Urn Probability Combination Problem

Question

I am in my first year of Comp Sci and I am reviewing for my Math Final.

There are two Urns $U_1$ and $U_2$. $U_1$ has $10$ red balls and $8$ blue balls. $U_2$ has $16$ red and $4$ blue. Suppose you choose one of the two urns at random pick two balls without replacement.

1. What is the probability that two red balls are selected?

2. What is the probability the balls picked have different color

3. Suppose the balls were put into one urn would the probability of choosing two red balls (without replacement) be higher?
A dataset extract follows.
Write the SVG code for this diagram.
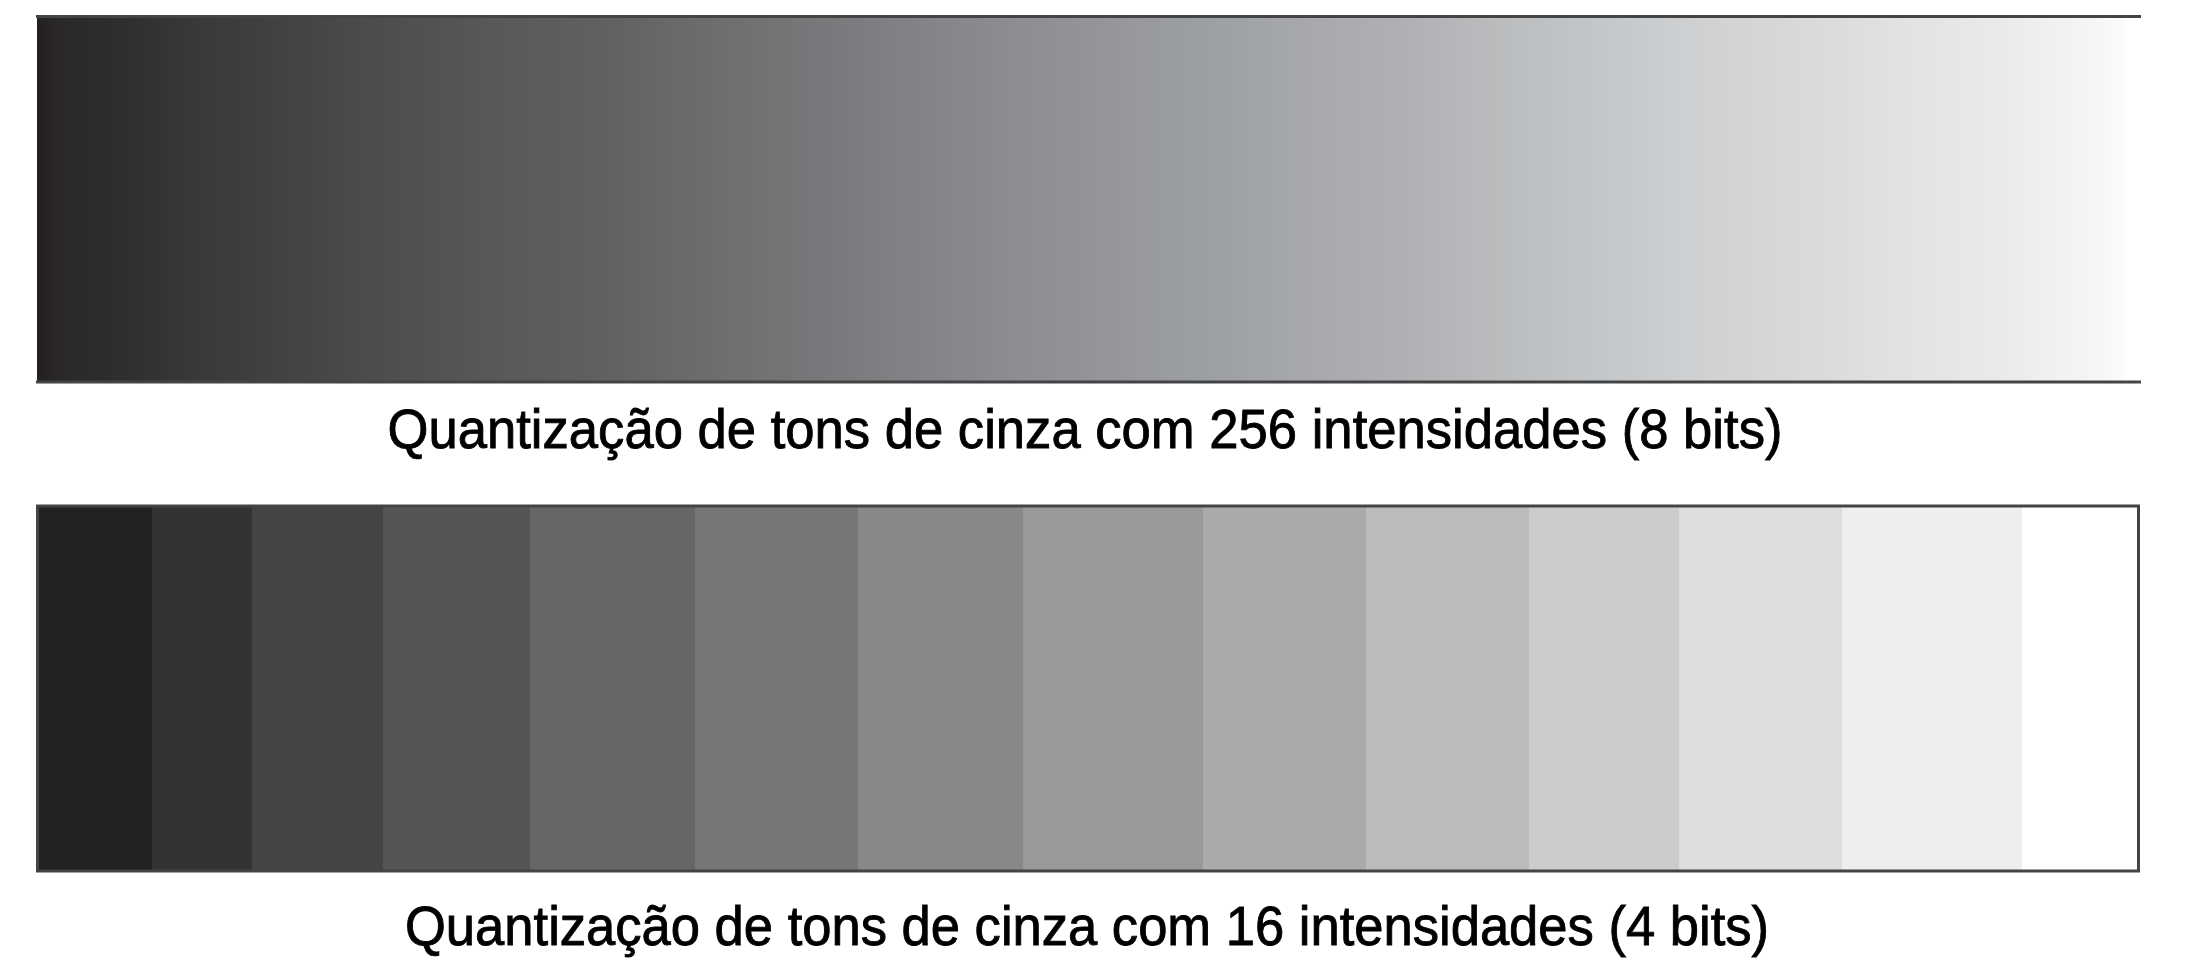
<svg xmlns="http://www.w3.org/2000/svg" width="2188" height="976" viewBox="0 0 2188 976">
<style>
.cap{font-family:"Liberation Sans",Arial,sans-serif;font-size:56px;fill:#000;stroke:#000;stroke-width:0.9;text-anchor:middle}
.ln{stroke:#444;stroke-width:3;fill:none}
</style>
<defs>
<linearGradient id="g256" gradientUnits="userSpaceOnUse" x1="37" y1="0" x2="2125" y2="0">
<stop offset="0" stop-color="#231f20"/>
<stop offset="0.011" stop-color="#2b2829"/>
<stop offset="0.030" stop-color="#2c2c2c"/>
<stop offset="0.054" stop-color="#333233"/>
<stop offset="0.078" stop-color="#39393a"/>
<stop offset="0.126" stop-color="#444446"/>
<stop offset="0.174" stop-color="#4f4f50"/>
<stop offset="0.222" stop-color="#59595c"/>
<stop offset="0.270" stop-color="#5f6062"/>
<stop offset="0.318" stop-color="#6b6c6e"/>
<stop offset="0.366" stop-color="#757678"/>
<stop offset="0.413" stop-color="#808184"/>
<stop offset="0.461" stop-color="#8b8c8f"/>
<stop offset="0.509" stop-color="#949598"/>
<stop offset="0.557" stop-color="#9c9fa2"/>
<stop offset="0.605" stop-color="#a6a8ab"/>
<stop offset="0.653" stop-color="#afb0b3"/>
<stop offset="0.701" stop-color="#babcbe"/>
<stop offset="0.749" stop-color="#c4c7c9"/>
<stop offset="0.797" stop-color="#cfd1d3"/>
<stop offset="0.845" stop-color="#d8d9db"/>
<stop offset="0.892" stop-color="#e1e2e4"/>
<stop offset="0.940" stop-color="#e9eaeb"/>
<stop offset="0.988" stop-color="#f6f6f6"/>
<stop offset="1" stop-color="#fcfcfc"/>
</linearGradient>
</defs>
<rect width="2188" height="976" fill="#fff"/>
<g id="bar256">
<rect x="37" y="17" width="2088" height="364" fill="url(#g256)"/>
<line class="ln" x1="36" y1="16.5" x2="2141" y2="16.5"/>
<line class="ln" x1="36" y1="382" x2="2141" y2="382"/>
</g>
<g id="bar16">
<rect x="37" y="506" width="115" height="365" fill="#222"/>
<rect x="152" y="506" width="100" height="365" fill="#333"/>
<rect x="252" y="506" width="131" height="365" fill="#444"/>
<rect x="383" y="506" width="147" height="365" fill="#555"/>
<rect x="530" y="506" width="165" height="365" fill="#666"/>
<rect x="695" y="506" width="163" height="365" fill="#777"/>
<rect x="858" y="506" width="165" height="365" fill="#888"/>
<rect x="1023" y="506" width="180" height="365" fill="#999"/>
<rect x="1203" y="506" width="163" height="365" fill="#aaa"/>
<rect x="1366" y="506" width="163" height="365" fill="#bbb"/>
<rect x="1529" y="506" width="150" height="365" fill="#ccc"/>
<rect x="1679" y="506" width="163" height="365" fill="#ddd"/>
<rect x="1842" y="506" width="180" height="365" fill="#eee"/>
<rect x="2022" y="506" width="116" height="365" fill="#fff"/>
<rect class="ln" x="37.5" y="506" width="2101" height="365"/>
</g>
<g id="captions">
<text class="cap" x="1085" y="448" textLength="1395" lengthAdjust="spacingAndGlyphs">Quantização de tons de cinza com 256 intensidades (8 bits)</text>
<text class="cap" x="1087" y="945" textLength="1364" lengthAdjust="spacingAndGlyphs">Quantização de tons de cinza com 16 intensidades (4 bits)</text>
</g>
</svg>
I have done simpler versions of this question but not with indistinct balls. Any help would be awesome.

Answer 1

1. Let's look at the following hypotheses: $H_1$: $U_1$ was picked, $H_2$: $U_2$ was picked. By the problem's definition, $\mathrm{P}(H_1) = \mathrm{P}(H_2) = \frac12$.
   Let $R$ denote the event that two red balls were chosen. Now, observe that $\displaystyle \mathrm{P}(R \mid H_1) = \frac{\binom{10}{2}}{\binom{18}{2}}$ and $\displaystyle \mathrm{P}(R \mid H_2) = \frac{\binom{16}{2}}{\binom{20}{2}}$. Now, by the formula for total probability, we have that $\mathrm{P}(R) = \mathrm{P}(R \mid H_1) \mathrm{P}(H_1) + \mathrm{P}(R \mid H_2) \mathrm{P}(H_2) = \ldots$;
2. As previously, let $R$ denote the event that two red balls were chosen, and $B$ the event that two black balls where chosen. Now, the probability that the two balls are of different color is $1 - \mathrm{P}(R) - \mathrm{P}(B)$;
3. I think you can handle this one yourself.